The most likely effect of telling someone they’ve made decisions you wouldn’t have made in their position, is that they will feel isolated and ashamed. When someone is already having a hard time, it’s not kind or helpful to rub their nose in it by pointing out the ways you feel they have exercised poor judgement.
It would be rude to sit at the bedside of someone dying of lung cancer and say, ‘well, that’s what you get for smoking.’ This might be logical, but is not going to be helpful or comforting. And it won’t be news to them. When someone is already having a hard time, it is unkind to say things that will likely increase their suffering. It’s a case of if you don’t have something nice to say, don’t say anything at all.

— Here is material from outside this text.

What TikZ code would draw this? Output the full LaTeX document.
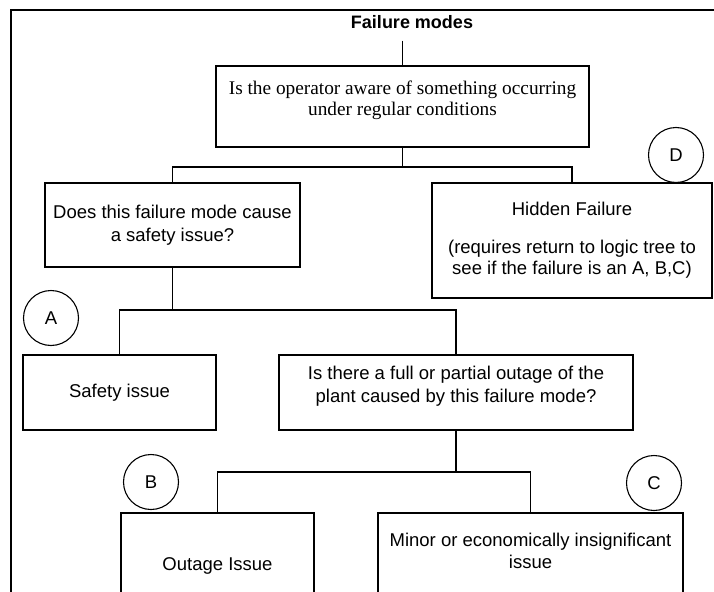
\documentclass[tikz,border=0pt]{standalone}
\usepackage{fontspec}
\setmainfont{Liberation Sans}
\newfontfamily\timesfont{Liberation Serif}
\usetikzlibrary{calc}

\tikzset{
  qbox/.style={draw, line width=1.8pt, align=center, inner sep=0pt,
               font=\fontsize{18.5}{22.5}\selectfont},
  tag/.style={circle, draw, line width=1.1pt, minimum size=55pt, inner sep=0pt,
              font=\fontsize{18.5}{22}\selectfont},
  wire/.style={line width=1.8pt}
}

\begin{document}
\begin{tikzpicture}[x=1pt,y=-1pt]
  \useasboundingbox (0,0) rectangle (714,591);
  \clip (0,0) rectangle (714,591);
  % outer frame (cut off right and bottom)
  \draw[line width=1.9pt] (11,10) rectangle (740,640);
  \node[font=\bfseries\fontsize{18}{20}\selectfont, anchor=base] (t) at (412,29) {Failure modes};
  % question boxes
  \node[qbox, minimum width=373pt, minimum height=81pt,
        font=\timesfont\fontsize{19.3}{21}\selectfont] (q0) at (402.5,106.5)
        {Is the operator aware of something occurring\\under regular conditions\\[-5pt]~};
  \node[qbox, minimum width=255pt, minimum height=84pt] (q1) at (172.5,225)
        {Does this failure mode cause\\a safety issue?};
  \node[qbox, minimum width=280pt, minimum height=115pt,
        font=\fontsize{18.5}{21}\selectfont] (hf) at (572,240.5)
        {Hidden Failure\\[17pt](requires return to logic tree to\\see if the failure is an A, B,C)};
  \node[qbox, minimum width=193pt, minimum height=75pt] (sf) at (119.5,392.5) {Safety issue};
  \node[qbox, minimum width=354pt, minimum height=75pt] (q2) at (456,392.5)
        {Is there a full or partial outage of the\\plant caused by this failure mode?\\[-6pt]~};
  \node[qbox, minimum width=193pt, minimum height=106pt] (ou) at (217.5,566) {Outage Issue};
  \node[qbox, minimum width=305pt, minimum height=94pt] (mi) at (530.5,560)
        {Minor or economically insignificant\\issue\\[-4pt]~};
  % category tags
  \node[tag] (ta) at (51,318) {A};
  \node[tag] (tb) at (151,482) {B};
  \node[tag] (tc) at (654,483) {C};
  \node[tag] (td) at (676,155) {D};
  % connectors
  \coordinate (j0) at (402.5,167);
  \coordinate (j1) at (172.5,310);
  \coordinate (j2) at (456,472);
  \draw[wire] ([yshift=-8pt]t.south -| q0.north) -- (q0.north);
  \draw[wire] (q0.south) -- (j0);
  \draw[wire] (q1.north) |- (j0) -| (hf.north);
  \draw[wire] (q1.south) -- (j1);
  \draw[wire] (sf.north) |- (j1) -| (q2.north);
  \draw[wire] (q2.south) -- (j2);
  \draw[wire] (ou.north) |- (j2) -| (mi.north);
\end{tikzpicture}
\end{document}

Also, as a pp pointed out, it is hurtful to say that someone should not have been born. It is hurtful to people who grew up poor to hear that their very existence would have been best avoided. Sure, that may not be what you mean by saying ‘don’t have kids when you can’t afford them’, but once the kids are there, commenting on whether or not they ought to have been brought into the world is insensitive at best.
We all go through life and make various decisions that make our lives harder. We know the ways our own decisions and behaviour have contributed to our struggles.
I also wonder whether, as someone who does not feel in a good position to have children, some of your own feelings of grief and loss colour your reaction here. It can seem so unfair that people go ahead and have children, when you don’t ‘get’ to have them - because of your own circumstances beyond your control, and the choices you make in light of them. It can feel unfair that other people
feel able to forge ahead regardless of practicalities, and you don’t.
These are such emotive topics. And I am sorry for the r struggles you are dealing with.